Just a few more points to consider....
You can find examples of where everything has worked, and examples where everything has failed. From the .22 short to the .50BMG.
If you "keep going back" to the kid who shot himself in the heart, didn't die, and consider it a caliber failure, you are fixating on the wrong thing.
How about the guy who shot himself in the head with a .44 Magnum BLANK, and died??
How about the 9mm in the Miami shootout, that passed every test, met or exceeded every requirement, worked in numerous other shootings, but "failed" (according to the FBI after action critique) in that ONE real world situation??
How about we stop using the logic train that goes "Snow White ate a poison apple, therefore all apples are poisonous, therefore no one should eat an apple, ever!"
If there is a failure to stop, its NEVER the caliber that fails. it's the SHOT. And the shooter.
Firepower matters, in an infantry assault...Round capacity matters, if you miss. And we all miss, sometimes. Sometimes its not our fault, sometimes, it is.

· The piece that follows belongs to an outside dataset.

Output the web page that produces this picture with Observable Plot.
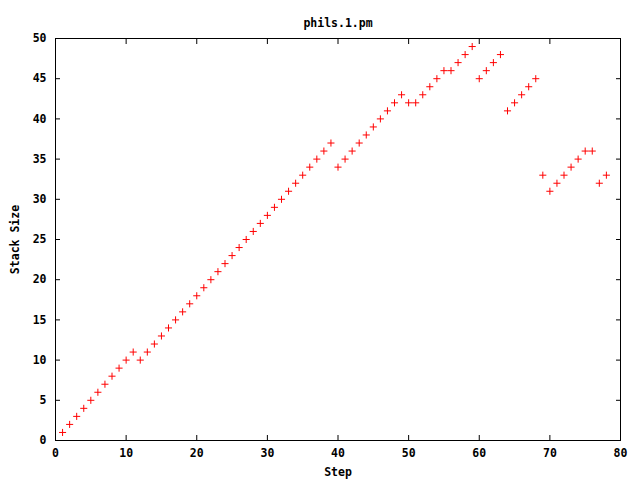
<!DOCTYPE html>
<html><head><meta charset="utf-8">
<script src="https://cdn.jsdelivr.net/npm/d3@7"></script>
<script src="https://cdn.jsdelivr.net/npm/@observablehq/plot@0.6"></script>
<style>body{margin:0;background:#fff}</style>
</head><body><div id="c"></div>
<script>
const title = "phils.1.pm";
const xLabel = "Step";
const yLabel = "Stack Size";
const steps = [1,2,3,4,5,6,7,8,9,10,11,12,13,14,15,16,17,18,19,20,21,22,23,24,25,26,27,28,29,30,31,32,33,34,35,36,37,38,39,40,41,42,43,44,45,46,47,48,49,50,51,52,53,54,55,56,57,58,59,60,61,62,63,64,65,66,67,68,69,70,71,72,73,74,75,76,77,78];
const stackSize = [1,2,3,4,5,6,7,8,9,10,11,10,11,12,13,14,15,16,17,18,19,20,21,22,23,24,25,26,27,28,29,30,31,32,33,34,35,36,37,34,35,36,37,38,39,40,41,42,43,42,42,43,44,45,46,46,47,48,49,45,46,47,48,41,42,43,44,45,33,31,32,33,34,35,36,36,32,33];
const xTicks = [0,10,20,30,40,50,60,70,80];
const yTicks = [0,5,10,15,20,25,30,35,40,45,50];

const data = steps.map((s, i) => ({step: s, size: stackSize[i]}));
const plus = {draw(ctx, size) {
  const r = Math.sqrt(size) / 2;
  ctx.moveTo(-r, 0); ctx.lineTo(r, 0);
  ctx.moveTo(0, -r); ctx.lineTo(0, r);
}};

const chart = Plot.plot({
  width: 640, height: 480,
  marginLeft: 55, marginRight: 20, marginTop: 38, marginBottom: 40,
  style: {fontFamily: "DejaVu Sans Mono", fontWeight: "bold", fontSize: "11.5px", background: "#fff", color: "#000"},
  x: {domain: [0, 80]},
  y: {domain: [0, 50]},
  marks: [
    Plot.axisX({ticks: xTicks, tickSize: -5, tickPadding: 13, label: xLabel, labelAnchor: "center", labelArrow: "none", labelOffset: 35}),
    Plot.axisX({anchor: "top", ticks: xTicks, tickSize: -5, tickFormat: () => "", label: null}),
    Plot.axisY({ticks: yTicks, tickSize: -5, tickPadding: 14, label: yLabel, labelAnchor: "center", labelArrow: "none", labelOffset: 45}),
    Plot.axisY({anchor: "right", ticks: yTicks, tickSize: -5, tickFormat: () => "", label: null}),
    Plot.frame({stroke: "#000", strokeWidth: 1}),
    Plot.dot(data, {x: "step", y: "size", symbol: plus, r: 4, stroke: "red", fill: "none", strokeWidth: 1}),
    Plot.text([title], {frameAnchor: "top", dy: -20, fontWeight: "bold"})
  ]
});
document.getElementById("c").appendChild(chart);
</script>
</body></html>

If you shoot the way TV teaches you, you'll need a lot of ammo! Action heroes shoot tons of ammo, provide their own cover fire, and almost never run out. They MAY be seen to reload their guns, but they never seem to run out of ammo...and, they tend to fire in "bursts", usually double or triples, when using semis.. and they never have hearing trouble shooting without protection, either...but that's TV...

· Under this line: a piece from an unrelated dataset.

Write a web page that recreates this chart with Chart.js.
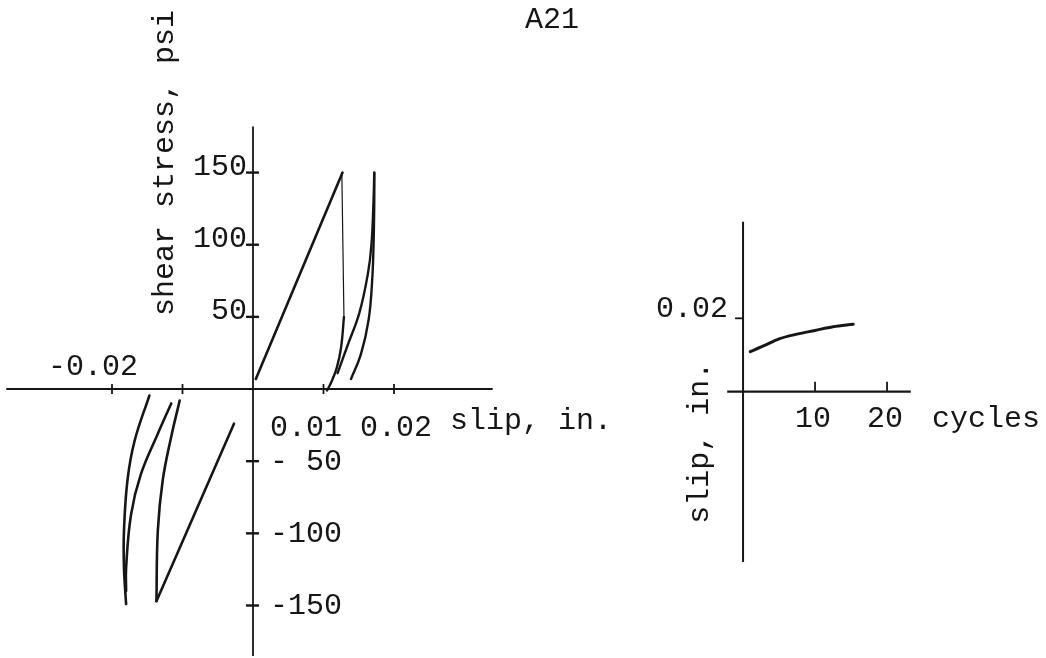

And while it is TV/Movies, and we "know" its not real, it also IS a level of training. Below conscious level, but still a degree of training. BAD training, but still training. It's what people are likely to do, if they haven't been taught differently. And when they aren't able to take the time to think about it in advance of doing it.

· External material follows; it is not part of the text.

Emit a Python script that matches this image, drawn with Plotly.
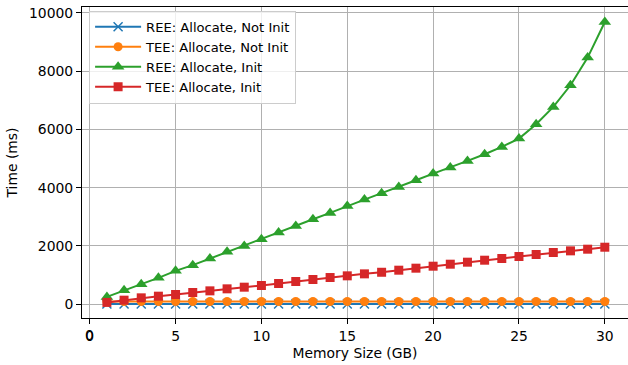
import plotly.graph_objects as go

memory_gb = list(range(1, 31))
ree_alloc_not_init = [5] * 30
tee_alloc_not_init = [90, 88, 90, 92, 90, 90, 90, 92, 90, 90, 90, 90, 90, 90, 90,
                      90, 90, 90, 90, 90, 90, 90, 90, 90, 90, 90, 90, 90, 90, 90]
ree_alloc_init = [250, 480, 686, 903, 1143, 1338, 1567, 1796, 2000, 2230,
                  2458, 2687, 2916, 3133, 3373, 3590, 3810, 4025, 4254, 4483,
                  4689, 4917, 5146, 5397, 5684, 6175, 6769, 7513, 8463, 9685]
tee_alloc_init = [60, 137, 217, 274, 332, 400, 457, 526, 583, 640,
                  709, 777, 846, 914, 972, 1040, 1095, 1166, 1235, 1303,
                  1372, 1441, 1509, 1567, 1636, 1705, 1773, 1830, 1887, 1955]
x_ticks = [0, 5, 10, 15, 20, 25, 30]
x_tick_labels = ["0", "5", "10", "15", "20", "25", "30"]
y_ticks = [0, 2000, 4000, 6000, 8000, 10000]
y_tick_labels = ["0", "2000", "4000", "6000", "8000", "10000"]

series = [
    ("REE: Allocate, Not Init", ree_alloc_not_init, "#1f77b4", "x-thin", 9),
    ("TEE: Allocate, Not Init", tee_alloc_not_init, "#ff7f0e", "circle", 9),
    ("REE: Allocate, Init", ree_alloc_init, "#2ca02c", "triangle-up", 11),
    ("TEE: Allocate, Init", tee_alloc_init, "#d62728", "square", 9),
]

FONT = "DejaVu Sans"
FS = 13.9
fig = go.Figure()
for name, ys, color, sym, size in series:
    marker = dict(symbol=sym, size=size, color=color)
    if sym == "x-thin":
        marker["line"] = dict(color=color, width=1.5)
    else:
        marker["line"] = dict(width=0)
    fig.add_trace(go.Scatter(x=memory_gb, y=ys, mode="lines+markers", name=name,
                             line=dict(color=color, width=2), marker=marker))

axis_common = dict(
    showgrid=True, gridcolor="#b0b0b0", gridwidth=1,
    showline=True, linecolor="black", linewidth=1, mirror=True,
    ticks="outside", ticklen=5, tickcolor="black", tickwidth=1,
    zeroline=False, tickmode="array", ticklabeloverflow="allow",
    tickfont=dict(family=FONT, size=FS, color="black"),
)

fig.update_layout(
    width=628, height=365,
    margin=dict(l=82, r=0, t=7, b=47),
    paper_bgcolor="white", plot_bgcolor="white",
    font=dict(family=FONT, size=FS, color="black"),
    xaxis=dict(range=[-0.45, 31.35], tickvals=x_ticks, ticktext=x_tick_labels,
               title=dict(text="Memory Size (GB)", standoff=5,
                          font=dict(family=FONT, size=FS)),
               **axis_common),
    yaxis=dict(range=[-475, 10200], tickvals=y_ticks, ticktext=y_tick_labels,
               title=dict(text="Time (ms)", standoff=8,
                          font=dict(family=FONT, size=FS)),
               **axis_common),
    legend=dict(x=0.013, y=0.988, xanchor="left", yanchor="top",
                bgcolor="rgba(255,255,255,0.8)", bordercolor="#cccccc", borderwidth=1,
                font=dict(family=FONT, size=13.1), tracegroupgap=0,
                itemwidth=46),
    showlegend=True,
)

# plotly suppresses the x tick label at the first tick next to the y axis; restore it
fig.add_annotation(x=x_ticks[0], y=0, xref="x", yref="paper", text=x_tick_labels[0],
                   showarrow=False, yanchor="top", xanchor="center", yshift=-7,
                   font=dict(family=FONT, size=FS, color="black"))

fig.write_html("out.html")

You, or I, or the next guy might not need every round in the gun. Someone else, might. And another someone will use them all, need or not...
there are cases of guys doing tap, rack, bang failure drills thinking their gun jammed, when in fact they had shot to slide lock empty without realizing it.
Every shooting is different in many different ways, and the only real thing in common to all is that someone got shot.